A Paris où nous n'allons pas souvent, pour Seydou Keïta. Je vous promets que quand j'ai vu cette jeune femme, "en vrai", j'ai dû retenir un sanglot.
Le parcours se fait les larmes aux yeux, ou avec le sourire. Je n'ai jamais vu les visiteurs d'une exposition aussi souriants, emplis de bonheur. Un photographe qui rend heureux. Qui sait capter l'humanité des regards, des hommes, des femmes, jeunes et vieilles, des enfants. Qui sait photographier l'amour : voyez ce couple allongé tendrement.
Le lendemain, que faire après un tel événement qui nous plongeait dans notre passé, notre voyage en Afrique qui fut si fort que nous n'avons jamais pu y retourner?
Un autre saut dans le passé. Nous n'avions pas vu les Nymphéas, de Monet, depuis nos vingt ans. Nous étions seuls, je crois, dans l'Orangerie, à cette époque.
Bonheur tout aussi fort, malgré, désormais, les sots qui prennent des photos et filment, manquant de confiance en leur regard et leur mémoire.

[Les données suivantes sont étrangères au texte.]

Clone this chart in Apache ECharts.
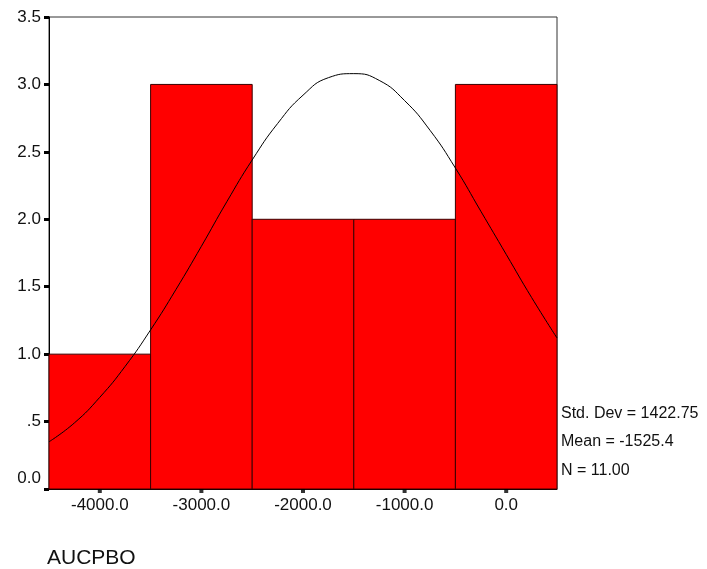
<!DOCTYPE html>
<html>
<head>
<meta charset="utf-8">
<script src="https://cdn.jsdelivr.net/npm/echarts@6/dist/echarts.min.js"></script>
<style>html,body{margin:0;padding:0;background:#fff;}#c{width:707px;height:569px;}</style>
</head>
<body>
<div id="c"></div>
<script>
// Histogram bins (centers), width, counts
const binCenters = [-4000, -3000, -2000, -1000, 0];
const binWidth = 1000;
const counts = [1, 3, 2, 2, 3];
// Normal curve points
const curveX = [-4500,-4250,-4000,-3750,-3500,-3250,-3000,-2750,-2500,-2250,-2000,-1750,-1500,-1250,-1000,-750,-500,-250,0,250,500];
const curveY = [0.35,0.49,0.68,0.91,1.18,1.48,1.80,2.13,2.44,2.71,2.92,3.05,3.08,3.03,2.88,2.66,2.38,2.06,1.74,1.42,1.12];
const xTickLabels = [-4000, -3000, -2000, -1000, 0];
const statsLines = ['Std. Dev = 1422.75', 'Mean = -1525.4', 'N = 11.00'];
const axisTitle = 'AUCPBO';

const font = 'Arial, "Liberation Sans", Helvetica, sans-serif';
const chart = echarts.init(document.getElementById('c'));
const barData = binCenters.map((c, i) => [c - binWidth / 2, c + binWidth / 2, counts[i]]);
const lineData = curveX.map((x, i) => [x, curveY[i]]);
const tickData = xTickLabels.map(v => [v, 0]);

chart.setOption({
  animation: false,
  backgroundColor: '#fff',
  grid: { left: 49, top: 17, width: 508, height: 472, show: true, borderColor: '#333', borderWidth: 1, backgroundColor: 'transparent' },
  xAxis: {
    type: 'value', min: -4500, max: 500,
    splitLine: { show: false },
    axisLine: { show: true, onZero: false, lineStyle: { color: '#000', width: 1 } },
    axisTick: { show: false },
    axisLabel: { customValues: xTickLabels, margin: 8, color: '#111', fontFamily: font, fontSize: 17,
      formatter: v => v.toFixed(1) }
  },
  yAxis: {
    type: 'value', min: 0, max: 3.5, interval: 0.5,
    splitLine: { show: false },
    axisLine: { show: true, onZero: false, lineStyle: { color: '#000', width: 1 } },
    axisTick: { show: true, length: 5, lineStyle: { color: '#000', width: 3 } },
    axisLabel: { margin: 8, color: '#111', fontFamily: font, fontSize: 17,
      formatter: v => {
        if (v === 0) return '{z|0.0}';
        const s = v.toFixed(1);
        return s.startsWith('0.') ? s.slice(1) : s;
      },
      rich: { z: { fontFamily: font, fontSize: 17, color: '#111', padding: [0, 0, 22, 0] } }
    }
  },
  series: [
    {
      type: 'custom',
      data: barData,
      encode: { x: [0, 1], y: 2 },
      renderItem: function (params, api) {
        const p0 = api.coord([api.value(0), 0]);
        const p1 = api.coord([api.value(1), api.value(2)]);
        return {
          type: 'rect',
          shape: { x: p0[0], y: p1[1], width: p1[0] - p0[0], height: p0[1] - p1[1] },
          style: { fill: '#ff0000', stroke: '#3a0000', lineWidth: 1 }
        };
      },
      z: 1
    },
    {
      type: 'line',
      data: lineData,
      smooth: true,
      showSymbol: false,
      lineStyle: { color: '#000', width: 1 },
      z: 3
    },
    {
      type: 'scatter',
      data: tickData,
      symbol: 'rect',
      symbolSize: [4, 4],
      symbolOffset: [0, 2],
      itemStyle: { color: '#000' },
      clip: false,
      silent: true,
      z: 4
    }
  ],
  graphic: [
    ...statsLines.map((t, i) => ({
      type: 'text', left: 561, top: [415, 443, 472][i] - 9,
      style: { text: t, fill: '#111', font: '16px ' + font }
    })),
    { type: 'text', left: 47, top: 548, style: { text: axisTitle, fill: '#111', font: '21px ' + font } }
  ]
});
</script>
</body>
</html>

Avez-vous jamais plongé dans une oeuvre? Deux salles ovales avec chacune quatre tableaux qui en font le tour, une seule oeuvre. Vous en êtes le centre, vos yeux ne peuvent la saisir, vous déambulez, reculez, approchez pour voir les textures, vous les regardez de face, en perspective, vous vous asseyez sur les bancs au centre de la salle, vous vous baignez dans le jardin de Monet. Bonheur. On ne peut commenter.
Cette oeuvre est comme une belle église, architecturale, puisque vous êtes à l'intérieur et ne savez plus où diriger votre regard ni comment regarder.
Il se produit alors une seconde oeuvre. Essayez d'oublier les sots qui font des selfies. Oui, vous y parvenez tant l'oeuvre est forte, la deuxième: ce sont les regards des visiteurs. Beaucoup s'assoient et restent fascinés, tournent dans un sens, dans l'autre, lentement, se rassoient, passent dans l'autre salle et recommencent. En silence comme dans une église.
Et voici que vous vous apercevez que, comme l'oeuvre est partout, vous ne pouvez la regarder qu'en croisant d'autres regards, et vous vous mettez à regarder ces regards. Visages détendus, beaux, transfigurés par l'étonnante beauté. Souriants. Abandonnés à l'oeuvre.
Là aussi, comme parmi les visages de Seydou Keïta, on croise l'humanité.
Et qui sont ces sots qui prennent des photos dans une exposition de photographies? Qui filment les Nymphéas ou pire, photographient leur femme, leurs gamins, eux-mêmes avec pour fond l’œuvre de Monet ? Quel irrespect! quelle impertinence! Ils oublient de regarder, ils oublient qu'ils ont une mémoire, ils veulent seulement dire "j'y étais" à d'autres sots qui regarderont leurs clichés dans l'indifférence.
Par ces milliards de clichés ils tueront le regard, le leur d'abord, le nôtre ensuite, comme la "musique" omniprésente a déjà tué l'écoute.